Duke increases its presence on the North Carolina Research Campus; Clinical research is a growth industry in Kannapolis


Ashley Dunham, PhD in one of the treatment rooms. Photo by Marty Price

By Marty Price. Ashley Dunham, PhD, director of operations for Translational Population Research, part of the Duke Translational Medicine Institute (DTMI), was one of the four original employees hired by the Duke University School of Medicine to work the MURDOCK Study Community Registry and Biorepository—the research that most people think of as the Murdock study, that now includes 12,000 participants.

The small group started in offices at 147 West Ave. in Kannapolis, with only the one MURDOCK study in 2008 and has been adding staff as they added studies.

Adding six other MURDOCK studies, including the MURDOCK Healthy Aging Study, with four separate projects, one of which is the LIVE Type 2 Diabetes Study (Learning In Virtual Environments), the staff swelled to 30—six of those being hired since the summer of 2014.

“We are doing great research and it is important, but we also see the economic value,” said Dunham. Pointing out that there aren’t any clinical research jobs in the area unless you go to Charlotte she said, “I think we have offered up a career for people that they wouldn’t have otherwise had in this area. Most of our staff are local people who we hire and give extensive training.”

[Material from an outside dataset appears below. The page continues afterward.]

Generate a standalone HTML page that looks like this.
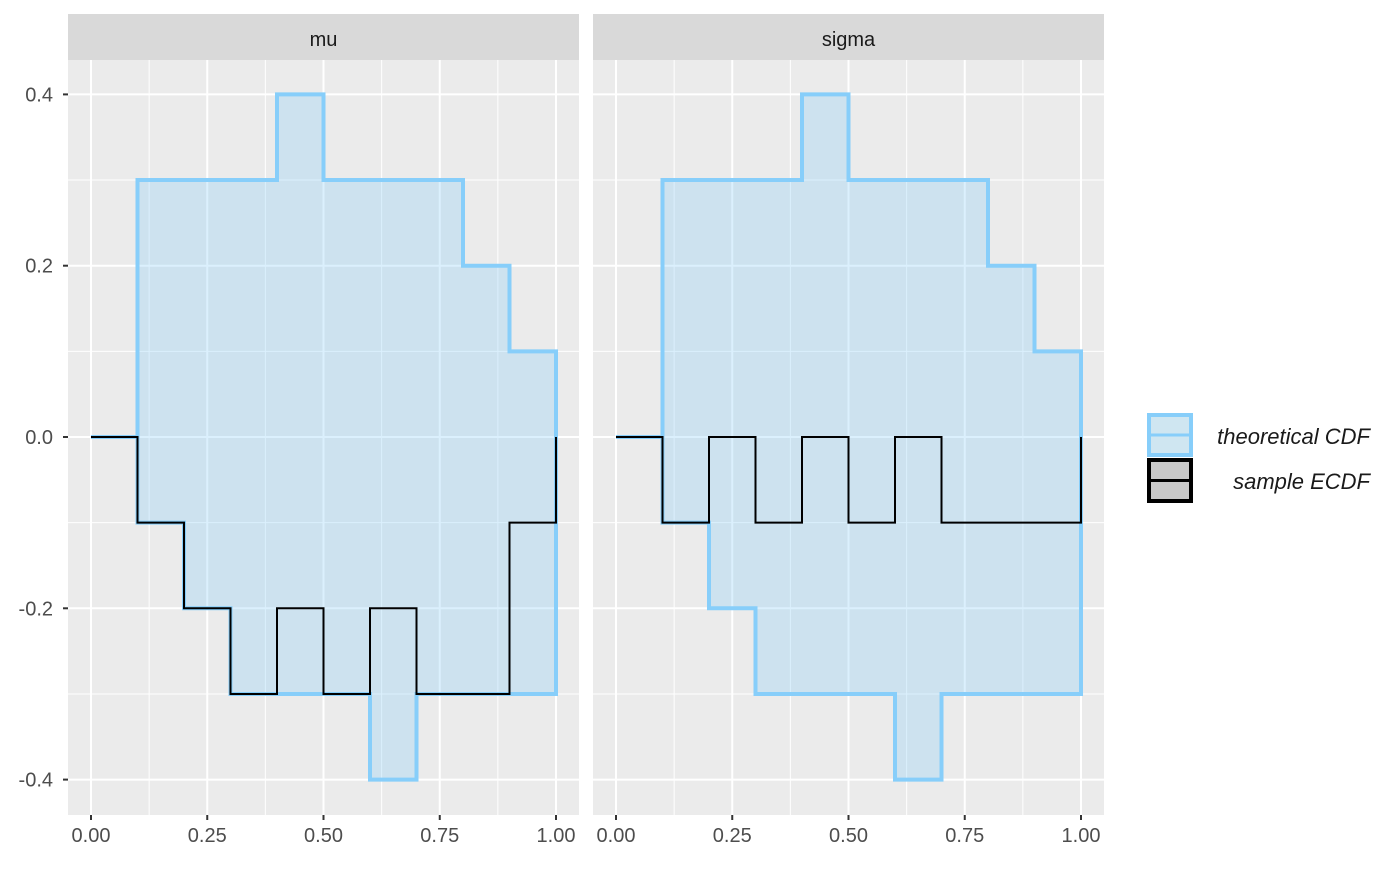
<!DOCTYPE html>
<html><head><meta charset="utf-8"><style>
body{margin:0;background:#fff;}
text{font-family:"Liberation Sans",Arial,sans-serif;}
</style></head><body>
<svg id="chart" width="1400" height="865" xmlns="http://www.w3.org/2000/svg"></svg>
<script>
const panels = ["mu","sigma"];
const steps = [0,0.1,0.2,0.3,0.4,0.5,0.6,0.7,0.8,0.9];
const upperBand = [0,0.3,0.3,0.3,0.4,0.3,0.3,0.3,0.2,0.1];
const lowerBand = [0,-0.1,-0.2,-0.3,-0.3,-0.3,-0.4,-0.3,-0.3,-0.3];
const ecdfMu = [0,-0.1,-0.2,-0.3,-0.2,-0.3,-0.2,-0.3,-0.3,-0.1];
const ecdfSigma = [0,-0.1,0,-0.1,0,-0.1,0,-0.1,-0.1,-0.1];
const ecdfEnd = [0,0];
const xTicks = [0,0.25,0.5,0.75,1];
const xTickLabels = ["0.00","0.25","0.50","0.75","1.00"];
const yTicks = [-0.4,-0.2,0,0.2,0.4];
const yTickLabels = ["-0.4","-0.2","0.0","0.2","0.4"];

const NS="http://www.w3.org/2000/svg";
const svg=document.getElementById('chart');
function mk(tag,attrs,parent){const e=document.createElementNS(NS,tag);for(const k in attrs)e.setAttribute(k,attrs[k]);(parent||svg).appendChild(e);return e;}
const plotTop=60,plotBottom=815;
const yS=v=>437-v*856.5;
const panelX=[68,593], pw=511;
const ecdfs=[ecdfMu,ecdfSigma];
panels.forEach((name,pi)=>{
  const px=panelX[pi];
  const xS=v=>px+23+v*465;
  const g=mk('g',{});
  
  
  mk('rect',{x:px,y:plotTop,width:pw,height:plotBottom-plotTop,fill:'#EBEBEB'},g);
  const st=mk('rect',{x:px,y:14,width:pw,height:46,fill:'#D9D9D9'},g);
  
  
  const stt=mk('text',{x:px+pw/2,y:46,'text-anchor':'middle','font-size':20,fill:'#1a1a1a'},g);stt.textContent=name;
  
  
  for(let i=0;i<xTicks.length-1;i++){const v=(xTicks[i]+xTicks[i+1])/2;mk('line',{x1:xS(v),x2:xS(v),y1:plotTop,y2:plotBottom,stroke:'#fff','stroke-width':1},g);}
  for(let i=0;i<yTicks.length-1;i++){const v=(yTicks[i]+yTicks[i+1])/2;mk('line',{x1:px,x2:px+pw,y1:yS(v),y2:yS(v),stroke:'#fff','stroke-width':1},g);}
  xTicks.forEach((v,i)=>{mk('line',{x1:xS(v),x2:xS(v),y1:plotTop,y2:plotBottom,stroke:'#fff','stroke-width':2},g);
    mk('line',{x1:xS(v),x2:xS(v),y1:plotBottom,y2:plotBottom+5,stroke:'#333','stroke-width':2},g);
    const t=mk('text',{x:xS(v),y:842,'text-anchor':'middle','font-size':20,fill:'#4d4d4d'},g);t.textContent=xTickLabels[i];
    
    });
  yTicks.forEach((v,i)=>{mk('line',{x1:px,x2:px+pw,y1:yS(v),y2:yS(v),stroke:'#fff','stroke-width':2},g);
    if(pi===0){mk('line',{x1:px-5,x2:px,y1:yS(v),y2:yS(v),stroke:'#333','stroke-width':2},g);
    const t=mk('text',{x:px-15,y:yS(v)+7,'text-anchor':'end','font-size':20,fill:'#4d4d4d'},g);t.textContent=yTickLabels[i];
    
    }});
  let up=[],lo=[];
  steps.forEach((s,i)=>{const e=i<steps.length-1?steps[i+1]:1;up.push([xS(s),yS(upperBand[i])],[xS(e),yS(upperBand[i])]);lo.push([xS(s),yS(lowerBand[i])],[xS(e),yS(lowerBand[i])]);});
  const pts=up.concat(lo.slice().reverse());
  const band=mk('polygon',{points:pts.map(p=>p.join(',')).join(' '),fill:'#87CEFA','fill-opacity':0.3,stroke:'#87CEFA','stroke-width':4},g);
  
  
  const ec=ecdfs[pi];let d='';
  steps.forEach((s,i)=>{const e=i<steps.length-1?steps[i+1]:1;d+=(i?'L':'M')+xS(s)+','+yS(ec[i])+'L'+xS(e)+','+yS(ec[i]);});
  d+='L'+xS(1)+','+yS(ecdfEnd[pi]);
  const ln=mk('path',{d:d,fill:'none',stroke:'#000','stroke-width':2},g);
  
  
});
const lg=mk('g',{});


mk('rect',{x:1149,y:415,width:42,height:40,fill:'#cfe6f1',stroke:'#87CEFA','stroke-width':4},lg);
mk('line',{x1:1151,x2:1189,y1:435,y2:435,stroke:'#87CEFA','stroke-width':3},lg);
mk('rect',{x:1149,y:460,width:42,height:41,fill:'#c8c8c8',stroke:'#000','stroke-width':4},lg);
mk('line',{x1:1151,x2:1189,y1:480.5,y2:480.5,stroke:'#000','stroke-width':3},lg);
const l1=mk('text',{x:1370,y:444,'text-anchor':'end','font-size':22,'font-style':'italic',fill:'#1a1a1a'},lg);l1.textContent='theoretical CDF';


const l2=mk('text',{x:1370,y:489,'text-anchor':'end','font-size':22,'font-style':'italic',fill:'#1a1a1a'},lg);l2.textContent='sample ECDF';


</script>
</body></html>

In August of this year the DTMI moved into its new 5,000 square foot office suite on the third floor of the NCRC Medical Plaza in Kannapolis.  Less than .5 miles from the original offices it will make communication and work flow between the two offices easier.

The suite includes four treatment rooms, and Dunham said that with the proximity of the Carolinas Health Care System in the same building, participants would be able to get x-rays or other medical imaging if they are needed for the studies.

Chris Lewis works in the research area  at the NCRC Medical Plaza in Kannapolis. Photo by Marty Price

Chris Lewis works in the research area at the NCRC Medical Plaza in Kannapolis. Photo by Marty Price

“We outgrew our space at 147 and we’ve been needing this new space, but we wanted to make sure it had a clinical space.  Because we do research in medicine we conduct a lot of activities you’d see in a normal doctor’s office,” said Dunham.

She said that there are six new studies that are in the planning schedule with “a couple of studies that will require us to hire a significant number of people,” which could end up meaning even more expansion as the new area only has space for about ten additional employees.

Dunham added that as DTMI shares their findings and samples with the other colleges on the research campus it should create more employment opportunities as those schools expand their own studies.

“We have other studies in the pipeline that will require staff.  We’ve always been in the mode of expansion, so everyone we have hired for these studies have been hired for work beyond that particular study,” she said.